While working with the CCAP to identify and develop resources to sustain the CCAP’s health ministries and to explore strategies to enable vulnerable or marginalized populations (including widows, orphans and unemployed people) to achieve security and sustainable livelihoods, I’m hopeful that my experience in D.R. Congo will be useful. For example, what I’ve learned about creating and maintaining micro-savings and loan programs for women may be very helpful to the community of the CCAP. I recently heard that all six women’s micro-savings groups are still functioning along the outskirts of Kananga, even with all the conflict in the area. This speaks well for the ongoing supervision and support of their leader, an elder in the Presbyterian Church of Congo, Victorine Manga.

Program skills learned through assistance to micro-savings programs in Congo should be helpful to CCAP community in Zimbabwe.

Additionally, I hope to introduce to the church in Zimbabwe the concepts of Community Health Evangelism (CHE) as a method for supporting faith communities with ongoing guidance, education and encouragement. Currently, communities in more than five countries around the world where our PC(USA) mission co-workers are serving are developing CHE programs. If you or your church would be interested in assisting the CHE program by developing Bible Study components for CHE lesson plans, please contact me for more information.

So many of you have called and written with your support during my discernment and transition after serving in Congo. All your words and prayers have been a great help. Please know, too, that all funds you have donated to my sending and support will follow me to Zimbabwe. I am hopeful that you will consider continuing your support of me in this new country. And I look forward to providing more information about church life in Zimbabwe, especially in Harare, where I will be based for the next four years. More information about the CCAP Harare Synod may be found by searching online.

As I begin to prepare for life in Zimbabwe, I remember that I am simply, like each of you, running “with perseverance the race that is set before us” (Hebrews 12:1-2). What is very much on my mind as I prepare for this new lap of the journey is the “great crowd of witnesses” that surrounds us during this race. Every month since last May, I have been surrounded by believers who have encouraged me greatly through their loving involvement in their communities. Some of you are accompanying friends and neighbors, parents, siblings, spouses and children in tough times—caring for them during their illnesses, attending NA and AA meetings with them and supporting disabled children in public schools. You are encouraging incoming refugees and other neighbors to seek food banks and social services. Some of you are creating supportive environments for disabled youth. And you have been generous and thoughtful to me in my own travels to your homes and communities. You welcome the stranger.

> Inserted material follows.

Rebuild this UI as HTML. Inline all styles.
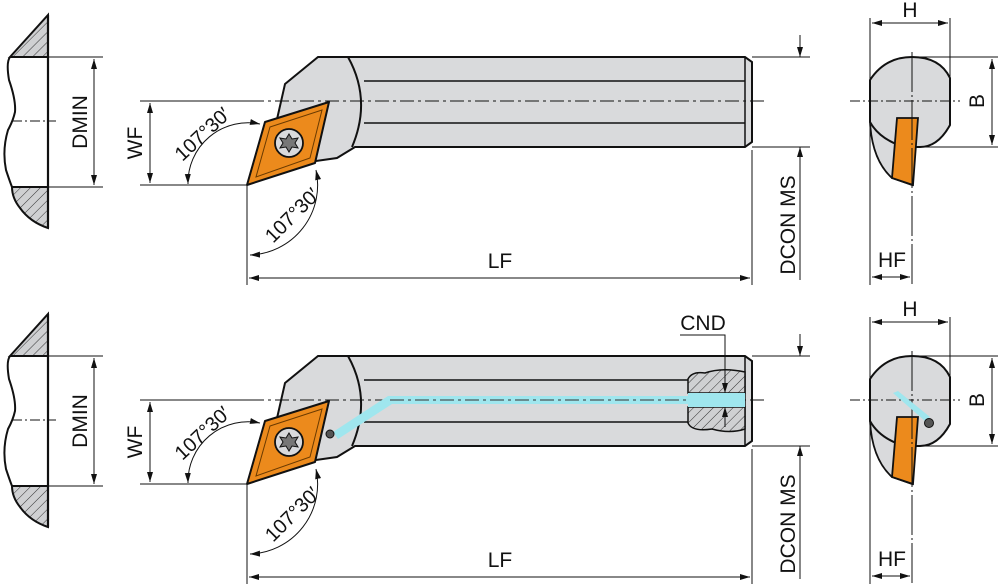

In his Commentary on Hebrews, Calvin wrote of the “great cloud of witnesses” who surround us during this race: “As we run the race to meet God . . . we are so surrounded by this dense throng, that wherever we turn our eyes many examples of faith immediately meet us . . . . We, relying on them as our guides and associates, ought to go onward to God with more alacrity.”

“Alacrity!” A great word, meaning “brisk and cheerful readiness.” Perhaps a variation of “alacrity” would work for the name of my next yellow lab retriever?

Well, I likely won’t be having a friendly dog by my side in Zimbabwe, but I’ll have the memories, the examples and the witness of all of you, my guides and associates in this race! And I find this thought very encouraging!

Please keep in touch!

And let us all go forth in cheerful readiness — and chikondano—to God!